Burke would have wondered at this. And in 2008 he might have noticed that, if conservatism is as much a temperament as it is any particular set of policies, Hillary Clinton and Barack Obama, both Democrats, have sounded more conservative than many Republicans. Both have agreed, for instance, on the need for health-care reform, but Clinton has emphasized her hard-learned lesson that change needs to be incremental, and Obama has said that a single-payer system would make sense if we were starting from scratch but that getting there from here would be “impractical”—a Burkean way to talk about change.
AND THEN there is McCain. As eclectic a reformer as he has been in the Senate, he has been consistent in his incrementalism. Though he was known to sound hot-headed on campaign-finance reform, his legislative work produced a reform that was mostly modest in its aims and that mostly attained them. He has been an old-fashioned budget balancer, not a newfangled supply-sider. He defends his global-warming efforts as gradualist and as modeled on emissions-trading systems that have already been tested. In the presidential primaries, he showed little interest in grandiose promises.
Indeed, some of what his detractors view as inconsistencies display a distinctly Burkean logic. McCain opposes gay marriage but also voted against a federal constitutional amendment to ban it. Inconsistent? Not if you think that marriage is best handled by the states, which have handled it since Colonial times, or that there is nothing conservative about preemptively amending the Constitution to end-run the Supreme Court, a stratagem future liberals could have all kinds of fun with.

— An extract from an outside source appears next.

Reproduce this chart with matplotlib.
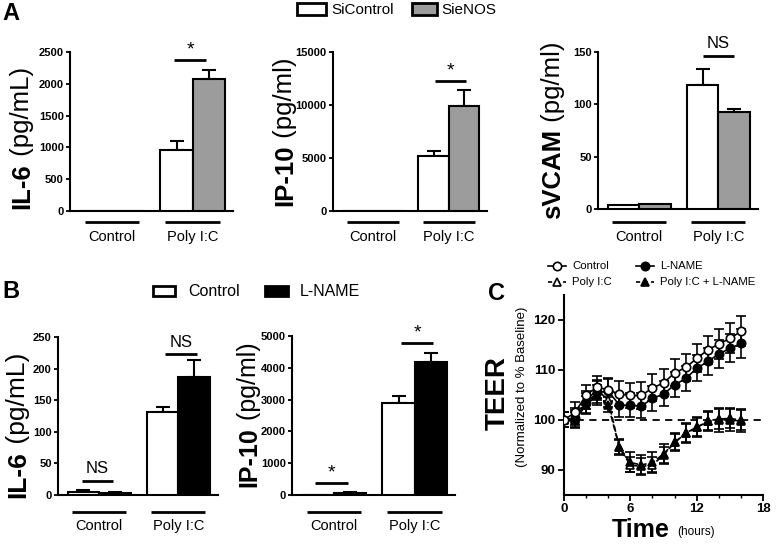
import matplotlib
matplotlib.use("Agg")
import matplotlib.pyplot as plt
import matplotlib.transforms as mtrans
from matplotlib.patches import Rectangle
from matplotlib.lines import Line2D
import numpy as np

plt.rcParams['font.family'] = ['Liberation Sans', 'DejaVu Sans']

# ---------------- data ----------------
categories = ["Control", "Poly I:C"]
legend_A = ["SiControl", "SieNOS"]
legend_B = ["Control", "L-NAME"]

il6_A_si = [0, 960]
il6_A_si_err = [0, 140]
il6_A_enos = [0, 2070]
il6_A_enos_err = [0, 150]

ip10_A_si = [0, 5200]
ip10_A_si_err = [0, 450]
ip10_A_enos = [0, 9900]
ip10_A_enos_err = [0, 1500]

svcam_A_si = [3.5, 118]
svcam_A_si_err = [0, 16]
svcam_A_enos = [4.5, 93]
svcam_A_enos_err = [0, 3]

il6_B_ctrl = [4, 132]
il6_B_ctrl_err = [4, 7]
il6_B_lname = [3, 187]
il6_B_lname_err = [2, 26]

ip10_B_ctrl = [10, 2880]
ip10_B_ctrl_err = [0, 230]
ip10_B_lname = [75, 4180]
ip10_B_lname_err = [15, 300]

hours = list(range(17))
teer_control = [100, 101.5, 105, 106.6, 106, 105.2, 104.9, 104.9, 106.4, 107.4, 109.4, 110.5, 112.3, 114, 115.2, 116.3, 117.7]
teer_control_err = [1.5, 2, 2, 2.3, 2.3, 2.5, 2.5, 2.7, 2.7, 2.7, 2.7, 2.7, 2.8, 2.8, 3, 3, 3]
teer_lname = [100, 100.3, 103.4, 105.5, 105.8, 103, 102.9, 102.8, 104.3, 105.2, 107, 108.3, 110.3, 111.7, 113.2, 114.3, 115.3]
teer_lname_err = [1.5, 2, 2, 2.2, 2.3, 2.4, 2.4, 2.5, 2.5, 2.5, 2.5, 2.6, 2.6, 2.7, 2.8, 2.8, 2.9]
teer_poly = [100, 100.5, 104, 106, 104, 94.5, 91, 90.7, 91, 93, 95.5, 97.4, 98.5, 99.8, 100.2, 100.3, 100]
teer_poly_err = [1.5, 1.5, 1.8, 2, 1.5, 1.5, 1.5, 1.6, 1.6, 1.6, 1.6, 1.8, 1.8, 1.8, 2, 2, 2]
teer_poly_lname = [100, 100, 103, 105, 103, 94.6, 91.5, 91, 91.5, 93.2, 95.5, 97.3, 98.5, 99.7, 100, 100, 99.8]
teer_poly_lname_err = [1.5, 1.5, 1.8, 2, 1.5, 1.5, 2, 2, 2, 2, 1.8, 2, 2, 2, 2.4, 2.2, 2.3]

# ---------------- layout helpers ----------------
W, H = 778, 544
fig = plt.figure(figsize=(W / 100, H / 100), dpi=100)
renderer = fig.canvas.get_renderer()


def add_ax(x0, y0, x1, y1):
    return fig.add_axes([x0 / W, 1 - y1 / H, (x1 - x0) / W, (y1 - y0) / H])


def fx(x):
    return x / W


def fy(y):
    return 1 - y / H


GREY = '#9c9c9c'


def bar_panel(ax, box, v1, e1, v2, e2, c1, c2, ymax, ystep, line_off, lab_off, sig):
    x = np.arange(len(categories))
    w = 0.4
    ax.bar(x - w / 2, v1, w, color=c1, edgecolor='black', linewidth=1.5, zorder=3)
    ax.bar(x + w / 2, v2, w, color=c2, edgecolor='black', linewidth=1.5, zorder=3)
    for xi, v, e in zip(x - w / 2, v1, e1):
        if e > 0:
            ax.errorbar(xi, v, yerr=[[0], [e]], fmt='none', ecolor='black',
                        elinewidth=1.5, capsize=5, capthick=1.5, zorder=2)
    for xi, v, e in zip(x + w / 2, v2, e2):
        if e > 0:
            ax.errorbar(xi, v, yerr=[[0], [e]], fmt='none', ecolor='black',
                        elinewidth=1.5, capsize=5, capthick=1.5, zorder=2)
    ax.set_xlim(-0.52, 1.5)
    ax.set_ylim(0, ymax)
    ax.set_yticks(np.arange(0, ymax + 1, ystep))
    ax.set_yticklabels([str(int(t)) for t in np.arange(0, ymax + 1, ystep)],
                       fontsize=8, fontweight='bold')
    ax.set_xticks([])
    for s in ['top', 'right']:
        ax.spines[s].set_visible(False)
    for s in ['left', 'bottom']:
        ax.spines[s].set_linewidth(1.5)
    ax.tick_params(axis='y', length=3, width=1.3, pad=1.5)
    ax.patch.set_alpha(0)
    hpx = (box[3] - box[1])
    trans = mtrans.blended_transform_factory(ax.transData, ax.transAxes)
    for xi, cat in zip(x, categories):
        ax.plot([xi - 0.34, xi + 0.34], [-line_off / hpx] * 2, color='black', lw=2,
                transform=trans, clip_on=False, solid_capstyle='butt')
        ax.text(xi, -lab_off / hpx, cat, transform=trans, ha='center', va='center',
                fontsize=10.5)
    for xc, yl, txt in sig:
        ax.plot([xc - 0.2, xc + 0.2], [yl, yl], color='black', lw=2, transform=trans,
                clip_on=False, solid_capstyle='butt')
        if txt == '*':
            ax.text(xc, yl + 10 / hpx, txt, transform=trans, ha='center', va='center',
                    fontsize=14)
        else:
            ax.text(xc, yl + 12 / hpx, txt, transform=trans, ha='center', va='center',
                    fontsize=12)


def ylabel2(xc, yc, bold, reg, size):
    t1 = fig.text(0, 0, bold, rotation=90, rotation_mode='anchor', ha='left',
                  va='baseline', fontsize=size, fontweight='bold')
    t2 = fig.text(0, 0, reg, rotation=90, rotation_mode='anchor', ha='left',
                  va='baseline', fontsize=size)
    h1 = t1.get_window_extent(renderer).height
    h2 = t2.get_window_extent(renderer).height
    total = h1 + h2
    cap = 0.72 * size * 100 / 72
    xb = xc + cap / 2
    ybot = (H - yc) - total / 2
    t1.set_position((fx(xb), ybot / H))
    t2.set_position((fx(xb), (ybot + h1) / H))


# ---------------- panel A ----------------
boxA1 = (70, 52, 233, 211)
axA1 = add_ax(*boxA1)
bar_panel(axA1, boxA1, il6_A_si, il6_A_si_err, il6_A_enos, il6_A_enos_err, 'white', GREY,
          2500, 500, 11, 26, [(0.97, 0.95, '*')])
boxA2 = (333, 52, 487, 211)
axA2 = add_ax(*boxA2)
bar_panel(axA2, boxA2, ip10_A_si, ip10_A_si_err, ip10_A_enos, ip10_A_enos_err, 'white', GREY,
          15000, 5000, 11, 26, [(1.02, 0.82, '*')])
boxA3 = (598, 52, 758, 209)
axA3 = add_ax(*boxA3)
bar_panel(axA3, boxA3, svcam_A_si, svcam_A_si_err, svcam_A_enos, svcam_A_enos_err, 'white', GREY,
          150, 50, 13, 28, [(1.0, 0.975, 'NS')])

ylabel2(20, 138, 'IL-6', ' (pg/mL)', 18.5)
ylabel2(283, 132, 'IP-10', ' (pg/ml)', 18.5)
ylabel2(551, 130, 'sVCAM', ' (pg/ml)', 18.5)

# legend A
fig.patches.append(Rectangle((fx(297), fy(15)), 29 / W, 12 / H, facecolor='white',
                             edgecolor='black', lw=2, transform=fig.transFigure))
fig.text(fx(331), fy(9.5), legend_A[0], fontsize=11, va='center', ha='left')
fig.patches.append(Rectangle((fx(412), fy(15)), 25 / W, 12 / H, facecolor=GREY,
                             edgecolor='black', lw=2, transform=fig.transFigure))
fig.text(fx(441), fy(9.5), legend_A[1], fontsize=11, va='center', ha='left')

# ---------------- panel B ----------------
boxB1 = (58, 337, 218, 495)
axB1 = add_ax(*boxB1)
bar_panel(axB1, boxB1, il6_B_ctrl, il6_B_ctrl_err, il6_B_lname, il6_B_lname_err, 'white', 'black',
          250, 50, 17, 31, [(-0.02, 0.089, 'NS'), (1.03, 0.89, 'NS')])
boxB2 = (292, 336, 455, 495)
axB2 = add_ax(*boxB2)
bar_panel(axB2, boxB2, ip10_B_ctrl, ip10_B_ctrl_err, ip10_B_lname, ip10_B_lname_err, 'white', 'black',
          5000, 1000, 17, 31, [(-0.03, 0.075, '*'), (1.03, 0.955, '*')])

ylabel2(16, 425, 'IL-6', ' (pg/mL)', 19)
ylabel2(247, 415, 'IP-10', ' (pg/ml)', 18)

fig.patches.append(Rectangle((fx(153), fy(296)), 22 / W, 10 / H, facecolor='white',
                             edgecolor='black', lw=2, transform=fig.transFigure))
fig.text(fx(188), fy(291), legend_B[0], fontsize=11.5, va='center', ha='left')
fig.patches.append(Rectangle((fx(265), fy(296)), 23 / W, 10 / H, facecolor='black',
                             edgecolor='black', lw=2, transform=fig.transFigure))
fig.text(fx(300), fy(291), legend_B[1], fontsize=11.5, va='center', ha='left')

# ---------------- panel C ----------------
boxC = (564, 295, 763, 495)
axC = add_ax(*boxC)
series = [
    (teer_poly, teer_poly_err, '^', 'white', '--', 'Poly I:C'),
    (teer_poly_lname, teer_poly_lname_err, '^', 'black', '--', 'Poly I:C + L-NAME'),
    (teer_lname, teer_lname_err, 'o', 'black', '-', 'L-NAME'),
    (teer_control, teer_control_err, 'o', 'white', '-', 'Control'),
]
axC.axhline(100, color='black', lw=1.3, ls=(0, (4, 3)), zorder=1)
for vals, errs, mk, fc, ls, lab in series:
    axC.errorbar(hours, vals, yerr=errs, fmt='none', ecolor='black', elinewidth=1.2,
                 capsize=3.5, capthick=1.2, zorder=2)
    axC.plot(hours, vals, color='black', lw=1.2, ls=ls, marker=mk, markersize=6,
             markerfacecolor=fc, markeredgecolor='black', markeredgewidth=1.2, zorder=3)
axC.set_xlim(0, 18)
axC.set_ylim(85, 125)
axC.set_xticks([0, 6, 12, 18])
axC.set_xticks([2, 4, 8, 10, 14, 16], minor=True)
axC.set_yticks([90, 100, 110, 120])
axC.set_xticklabels(['0', '6', '12', '18'], fontsize=9.5, fontweight='bold')
axC.set_yticklabels(['90', '100', '110', '120'], fontsize=9.5, fontweight='bold')
for s in ['top', 'right']:
    axC.spines[s].set_visible(False)
for s in ['left', 'bottom']:
    axC.spines[s].set_linewidth(1.5)
axC.tick_params(axis='both', which='major', length=4, width=1.3, pad=2)
axC.tick_params(axis='x', which='minor', length=2.5, width=1.0)
axC.spines['bottom'].set_bounds(0, 18)

fig.text(fx(498), fy(393), 'TEER', rotation=90, fontsize=20, fontweight='bold',
         ha='center', va='center')
fig.text(fx(522), fy(387), '(Normalized to % Baseline)', rotation=90, fontsize=9.5,
         ha='center', va='center')
fig.text(fx(641), fy(530), 'Time', fontsize=18, fontweight='bold', ha='center', va='center')
fig.text(fx(677), fy(532), '(hours)', fontsize=8.5, ha='left', va='center')

# legend C (drawn manually in figure space)
leg_items = [
    (557, 266, 'o', 'white', '-', 'Control'),
    (645, 266, 'o', 'black', '-', 'L-NAME'),
    (557, 282, '^', 'white', '--', 'Poly I:C'),
    (645, 282, '^', 'black', '--', 'Poly I:C + L-NAME'),
]
for xm, ym, mk, fc, ls, lab in leg_items:
    fig.add_artist(Line2D([fx(xm - 9), fx(xm + 9)], [fy(ym), fy(ym)], color='black', lw=1.2,
                          ls=ls if ls == '-' else (0, (2.5, 2)), transform=fig.transFigure))
    fig.add_artist(Line2D([fx(xm)], [fy(ym)], marker=mk, markersize=6, markerfacecolor=fc,
                          markeredgecolor='black', markeredgewidth=1.2, ls='none',
                          transform=fig.transFigure))
    fig.text(fx(xm + 15), fy(ym), lab, fontsize=8.2, ha='left', va='center')

# panel letters
fig.text(fx(2), fy(14), 'A', fontsize=17, fontweight='bold', ha='left', va='center')
fig.text(fx(2), fy(292), 'B', fontsize=17, fontweight='bold', ha='left', va='center')
fig.text(fx(488), fy(294), 'C', fontsize=17, fontweight='bold', ha='left', va='center')

fig.savefig('out.png', dpi=100)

McCain voted against Bush’s big tax cuts, but now says he supports extending them rather than risking damage to the economy. Flip-flop? Not if you believe, as Burkeans often do, that sudden and large policy changes deserve skepticism, but that when a policy becomes well established and woven into everyday life, as the tax cuts have, continuity should get the benefit of the doubt.
In the face of resistance from Bush and his own party, McCain fought heroically for a law restraining harsh treatment of terror-war detainees, yet more recently he voted against legislation imposing on the Central Intelligence Agency the same stringent ban on coercive interrogation that the U.S. Army observes. Hypocrisy? Not if you believe that brutal interrogation methods should be illegal, but that holding the CIA to the military’s white-glove constraints, even in emergencies, goes too far the other way.
McCain, in short, is an antirevolutionary, not a counterrevolutionary. No wonder, then, he invoked Burke twice to an audience of skeptical conservatives—or, perhaps more accurately, skeptical “conservatives.” And no wonder some of them booed. To movement conservatives, McCain represented heresy. But to the conservative movement, he represented a return to home truth.